L’analyse des processus de sortie de crise nous conduit donc à établir le constat de l’incapacité du pays à générer des configurations institutionnelles en adéquation avec la nécessité du dépassement du caractère rentier du régime d’accumulation. Loin d’être une fatalité, une telle situation pose avant tout la question du rôle du politique dans la codification des formes institutionnelles. L’expérience des deux dernières décennies montre à cet égard que très souvent, le politique s’est érigé en obstacle majeur au changement institutionnel. L’hypothèse de l’autonomie du politique par rapport à l’économique justifie que l’on ait envisagé la possibilité que l’Etat joue un rôle de promoteur d’une modalité nationale spécifique d’intégration à l’économie mondiale. Sur cet aspect, nous réfutons la thèse développée ailleurs et selon laquelle la rente pétrolière est une malédiction. La rente pétrolière n’est ni une malédiction, encore moins une bénédiction. Tout dépend, encore une fois, de l’usage qui en est fait par la société.

L’hypothèse du fondement politique de l’obstacle au changement institutionnel se trouve renforcée dès lors que l’on considère le caractère économiquement indéterminé de la rente pétrolière. D’une certaine manière, l’on pourrait affirmer que c’est précisément l’indétermination économique de la rente externe qui ouvre la voie à sa « détermination » politique. Du point de vue de la rationalité politique dont l’objectif est, rappelons-le, l’accumulation du pouvoir, le maintien de configurations institutionnelles clientélistes paraît tout à fait compatible avec le régime rentier d’accumulation. Le mode de régulation clientéliste peut en effet être considéré comme étant le plus compatible avec le régime rentier298. Mais il s’agit là d’une compatibilité qui relève davantage de la logique pure que d’une fatalité. L’expérience de certains pays rentiers montre que le clientélisme, comme mode de régulation, est une tentation politique qui peut être combattue avec succès, pour peu que le pouvoir politique en saisisse le caractère impératif. La reproduction matérielle de la société peut, sur le court terme, s’accommoder de pratiques clientélistes, mais il ne peut en être ainsi sur le moyen et long terme. Economiquement parlant, le refus politique de la régulation par l’économique n’est pas une alternative crédible (et donc durable) à la régulation par l’économique.

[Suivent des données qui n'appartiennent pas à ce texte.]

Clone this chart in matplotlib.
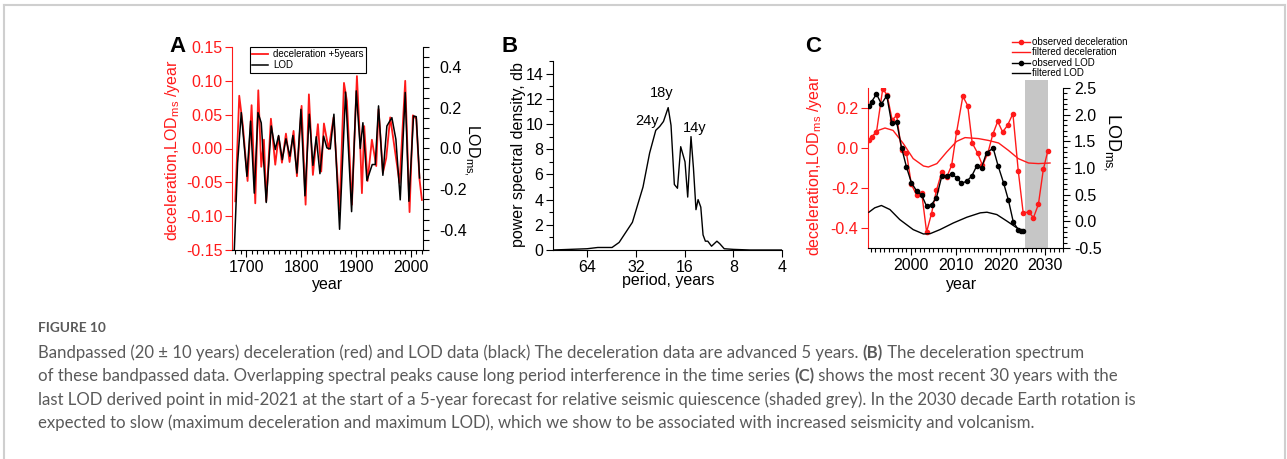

Tels sont les éléments sur lesquels il nous semblait important de revenir en guise de conclusion. Le présent travail se veut une contribution modeste à une réflexion qui a pour cadre la théorie de la régulation. A notre connaissance, peu de travaux sont consacrés, dans ce cadre, à l’analyse du régime rentier à l’œuvre en Algérie. C’est dire la nécessité de développer un programme de recherche régulationniste appliqué à l’économie algérienne, programme qui prendrait en charge nombre d’impératifs tels que la pluridisciplinarité, la prise en compte de la période longue, la vérification économétrique des régulations partielles, … etc. Le programme en question devrait aussi et surtout dépasser le cadre de l’analyse neutre et abstraite pour formuler des propositions concrètes de sortie de crise, comme cela est de tradition dans les analyses qui se réclament de l’économie institutionnelle ; la perspective pratique de celle-ci étant davantage tournée vers la réalisation du changement que vers la recherche des conditions d’un équilibre virtuel.

Notes
291.

Voir chapitre II, section 4.

292.

Une telle conclusion justifierait que l’on répertorie l’analyse économique de l’auteur dans le courant de la Régulation. De par son approche et ses conclusions, L. Addi développe en effet une analyse dont la proximité avec la TR se révèle très forte.

293.

En réalité, le « compromis tacite global régulateur » évoqué par l’auteur et dont la signification peut se résumer à « discipline relâchée à l’intérieur de l’usine, autoritarisme politique à l’extérieur » définit un mode d’articulation entre le politique et l’économique.

294.

Les critiques, nombreuses, adressées à la TR font l’objet d’un débat interne au sein de l’Ecole de la Régulation, débat dont « La lettre de la Régulation » fait régulièrement l’écho. Ces critiques ne semblent cependant pas avoir suffisamment pris en charge les questions liées à la pertinence de la transposition de la TR à l’analyse du développement, en particulier celle de l’opportunité du recours aux formes institutionnelles canoniques de la Régulation pour appréhender les problèmes de développement. Voir chapitre I, sections 2 et 3.

295.

Habituellement, la libéralisation est conçue comme étant le processus par lequel l’Etat se désengage progressivement de ses missions de contrôle et de régulation au profit du marché. Du point de vue de la TR, la libéralisation peut être définie comme le changement institutionnel qui s’effectue par la modification du principe d’action des formes institutionnelles, en substituant au principe de la loi et de la contrainte celui de l’incitation, du compromis et de la routine.

296.

D’où l’accumulation, sur le plan de l’insertion externe, de réserves de change considérables et l’institution, sur le plan budgétaire, d’un fonds de régulation des recettes.

297.

Ainsi, pour ne retenir que les indicateurs clés, le poids du secteur des hydrocarbures n’a cessé de se renforcer dans la structure du PIB, du budget de l’Etat, et des exportations. Voir chapitre III, section 2.

298.

C’est la thèse défendue par Peguin & Talha (2002) et Amarouche (2004, 2006), entre autres. Ce dernier va cependant plus loin puisqu’il déduit de la compatibilité logique entre régime rentier et configuration clientéliste des formes institutionnelles une conclusion d’ordre pratique à portée générale, conférant au maintien du régime rentier d’accumulation le caractère d’une fatalité.